Treasurer’s House at the back of York Minster is a peaceful place compared to the busy Minster nearby. The gardens are quiet, very well maintained and arranged around a central lawned area. They also benefit from the stunning backdrop of York Minster on one side. It is the perfect spot to get away from the bustle in summer and find a quiet spot to enjoy your lunch.
The house was built on top of an old Roman road, which was discovered when the cellars were excavated. The house itself was built in 1419 as a residence for the Minster’s treasurer. It served in this capacity for nearly a hundred and fifty years. Such a grand house was necessary because the Minster officials who lived in the house were expected to host VIP guests. The house stopped being used by the church when the job of treasurer disappeared during the Reformation of the English Church. In 1720 Grey’s Court was created when the building was divided into two. This is now a hotel and restaurant. Treasurers’ House passed into the hands of various private owners and was eventually subdivided into three separate houses.
The house(s) was bought in the late 19th Century by the wealthy industrialist, Frank Green. It was Frank who restored the house to its present state. He was a very well-travelled man who was a friend to many of the celebrities of the day. Frank used the house to showcase his collection of art, curios, ceramics and antique furniture. Then, in 1930 Frank Green retired and moved away from York. He gifted the house and all of its contents to the National Trust. This was the first time that the National Trust had received both a property and a collection together.
Treasurer’s House today
Thirteen-period rooms contain Frank Green’s amazing collection. The house also has a cellar and Edwardian servants’ quarters in the attic of the house. Special tours run on certain days to the old servants’ quarters in the attic and to the basement. The basement is famous as a haunted place. Harry Martindale, a heating engineer apparently saw a ghostly legion of Roman soldiers marching along the buried Roman road underneath the house. Because the house is famous as a haunted place it starred in the very first episode of the TV series Ghosthunters.

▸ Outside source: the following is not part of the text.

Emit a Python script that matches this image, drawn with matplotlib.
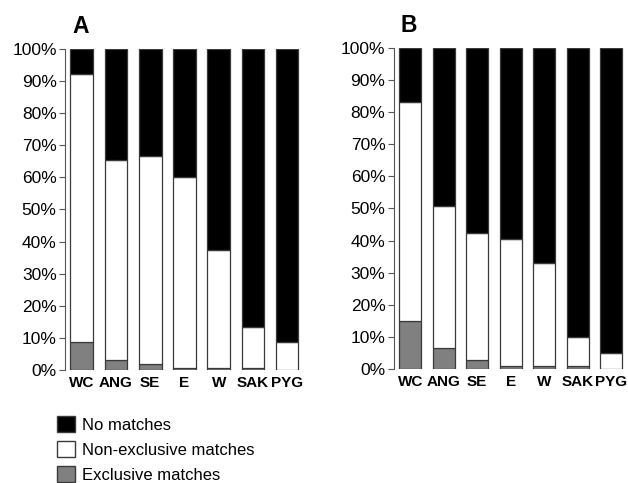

Other ghosts have been seen. When the house was gifted to the National Trust, Frank Green did so on the condition that the rooms were kept as he intended. He promised to haunt the building if any changes were ever made. Of course, since then some things have been moved. It is said that some strange happenings at the house were Frank carrying out his promise. The ghost of George Aislaby, head of the house in the 17th century, has also been seen (allegedly).
The National Trust still owns the house and it is open most days. The garden and cafe are free to enter and there is a small entrance fee to enter the house. However, if you are a National Trust member entrance to the property is free. The nearest car park is Lord Mayor’s Walk and being in the city centre, the house is close to all the major bus routes and park-and-ride services. Dogs on a lead are welcome in the garden, but no dogs are allowed inside the house. Full opening times can be found on the National Trust website.